No filme, essa desconexão se torna evidente em sua relação com sua esposa, Eve, interpretada por Liv Tyler. A relação deles é marcada por distanciamento, uma certa frieza e solidão. No primeiro plano da narrativa, Roy é incapaz de lidar com essa relação devido à sua obsessão por seu trabalho e pelo legado de seu pai. A fachada de calma e controle o impede de ser verdadeiramente presente para Eve, que acaba se afastando. Como o filme é praticamente narrado em primeira pessoa, nós acompanhamos, bem de perto mesmo, Roy se afundando em solidão destrutiva.

À medida que Roy avança em sua viagem espacial, ele também se distancia emocionalmente de sua vida na Terra e de si mesmo. O pai de Roy está em uma base espacial próxima ao planeta Netuno. Clifford liderava a missão Lima, uma expedição destinada a explorar os limites do Sistema Solar em busca de vida extraterrestre. As imagens do filme são de tirar o fôlego. Contudo, a viagem pelo espaço deve ser entendida como uma metáfora para a própria busca interior por sentido e redenção.

O que seria da imensidão do universo se não fosse a capacidade humana de atribuir significado a tudo isso?

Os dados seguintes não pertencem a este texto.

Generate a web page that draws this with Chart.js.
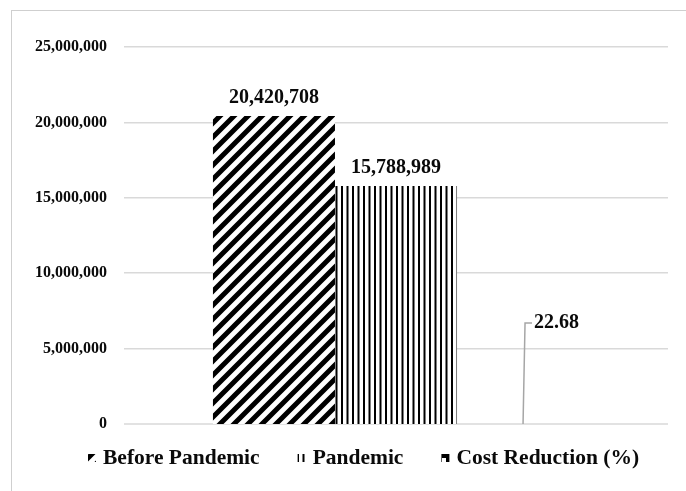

Em minhas aulas de Filosofia, abordo o seguinte tema: o ethos é uma manifestação primordial da realidade, uma transcrição da physis (natureza) na ação humana e nas estruturas sociais que dela resultam. A physis representa a ordem natural das coisas, enquanto o ethos se eleva acima dela. Em outras palavras, o significado mais sublime da natureza passa pela consciência humana. O ethos, portanto, é onde a razão da própria physis se manifesta. Para ilustrar isso, outro dia um aluno me provocou dizendo que a vida humana não era nada diante da imensidão do universo. Respondi dizendo que pensava justamente o contrário: o que seria da imensidão do universo se não fosse a capacidade humana de atribuir significado a tudo isso? Como a morte, um vazio absoluto.

No contexto de Ad Astra, podemos ver a jornada de Roy McBride como uma luta para reencontrar seu ethos – isto é, seus valores humanos mais genuínos – em um universo que padece de significado. Aqui, o filme lembra muito um livro que trata, embora em outro contexto, exatamente desse tema: Coração das Trevas, de Joseph Conrad. No livro, o protagonista Marlow embarca em uma jornada pelo coração da selva africana para encontrar Kurtz, um homem que, como Clifford McBride, era visto como uma figura enigmática, mas que, na realidade, se perdeu em sua própria loucura e isolamento.

Assim como Marlow descobre as verdades sombrias sobre Kurtz, Roy confrontará as duras verdades sobre seu pai. Os limites do Sistema Solar representam os confins da alma humana. Ambas as histórias exploram a descida ao lado sombrio da natureza humana, as trevas que consomem até mesmo os indivíduos aparentemente mais fortes quando confrontados com o terror metafísico do vazio existencial.